Looking back, it took me a long time to learn not to be attached to following instructional tapes when I meditate. It doesn’t mean that I am disrespecting or abandoning my teacher or am not grateful for it. For me, it simply means that I have learned the lesson that I needed to learn and move on. Non-attachment has a way of leading us to the right path. In my case, I just go with the flow. As long as proper care and due diligence is taken, then there’s nothing to worry about. We just have to trust the process and live with the results.
The divine watches over us in our practice and everyday life. It encourages every step taken towards enlightenment. We walk with the notion that there is a right and wrong path, but there isn’t. Every step one takes is a step towards our goal, whatever it is that we seek; and, whether in life or in meditation, knowing when to let go is a skill worth learning.

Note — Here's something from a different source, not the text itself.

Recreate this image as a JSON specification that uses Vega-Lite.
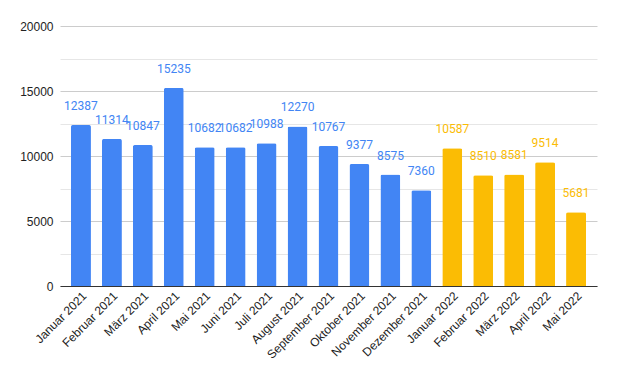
{
  "$schema": "https://vega.github.io/schema/vega-lite/v6.json",
  "width": 537,
  "height": 260,
  "autosize": "none",
  "padding": {"left": 60, "top": 26, "right": 20, "bottom": 96},
  "background": "white",
  "config": {"view": {"stroke": null}},
  "data": {"values": [
    {"month": "Januar 2021", "year": "2021", "value": 12387},
    {"month": "Februar 2021", "year": "2021", "value": 11314},
    {"month": "März 2021", "year": "2021", "value": 10847},
    {"month": "April 2021", "year": "2021", "value": 15235},
    {"month": "Mai 2021", "year": "2021", "value": 10682},
    {"month": "Juni 2021", "year": "2021", "value": 10682},
    {"month": "Juli 2021", "year": "2021", "value": 10988},
    {"month": "August 2021", "year": "2021", "value": 12270},
    {"month": "September 2021", "year": "2021", "value": 10767},
    {"month": "Oktober 2021", "year": "2021", "value": 9377},
    {"month": "November 2021", "year": "2021", "value": 8575},
    {"month": "Dezember 2021", "year": "2021", "value": 7360},
    {"month": "Januar 2022", "year": "2022", "value": 10587},
    {"month": "Februar 2022", "year": "2022", "value": 8510},
    {"month": "März 2022", "year": "2022", "value": 8581},
    {"month": "April 2022", "year": "2022", "value": 9514},
    {"month": "Mai 2022", "year": "2022", "value": 5681}
  ]},
  "encoding": {
    "x": {
      "field": "month", "type": "nominal", "sort": null,
      "scale": {"paddingInner": 0.355, "paddingOuter": 0.355},
      "axis": {
        "title": null, "labelAngle": -45, "labelAlign": "right", "labelBaseline": "top",
        "labelFont": "Liberation Sans", "labelFontSize": 12, "labelColor": "#222222",
        "ticks": false, "domainColor": "#333333", "domainWidth": 1, "labelPadding": 4, "labelOverlap": false
      }
    },
    "y": {
      "field": "value", "type": "quantitative",
      "scale": {"domain": [0, 20000], "nice": false},
      "axis": {
        "title": null, "values": [0, 2500, 5000, 7500, 10000, 12500, 15000, 17500, 20000],
        "labelExpr": "datum.value % 5000 === 0 ? datum.label : ''",
        "format": "d",
        "gridColor": {"condition": {"test": "datum.value % 5000 === 0", "value": "#cccccc"}, "value": "#e6e6e6"},
        "domain": false, "ticks": false, "labelPadding": 7,
        "labelFont": "Liberation Sans", "labelFontSize": 12, "labelColor": "#222222"
      }
    },
    "color": {
      "field": "year", "type": "nominal",
      "scale": {"domain": ["2021", "2022"], "range": ["#4285F4", "#FBBC04"]},
      "legend": null
    }
  },
  "layer": [
    {"mark": {"type": "bar", "cornerRadiusTopLeft": 2, "cornerRadiusTopRight": 2}},
    {"mark": {"type": "text", "baseline": "alphabetic", "dy": -15, "font": "Roboto", "fontSize": 12},
     "encoding": {"text": {"field": "value", "type": "quantitative", "format": "d"}}}
  ]
}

A teacher can only point the way
It is worth noting that sitting in meditation is just another tool to reach our goal. To be successful, we have to be certain about the why of our meditative life and practice. What do we want to achieve? When I started practice, it was just to learn how to meditate because I thought that it was something cool and interesting. My goals have since evolved but I still enjoy and find something interesting about meditation every day. That's it for now. I will end with this quote.
”A great teacher can teach Calculus with a paper clip and literature in an empty field. Technology is just another tool, not a destination.” -Unknown
Things aren’t always all roses in the path of meditative practice. We learn from everything that goes our way and move on from there. So, thanks for dropping by and sharing your time to read my meditation talk. I hope that I have sparked a fire that leads to understanding more about our meditative practice and, hopefully, start a conversation.
Have a wonderful day everyone. Cheers!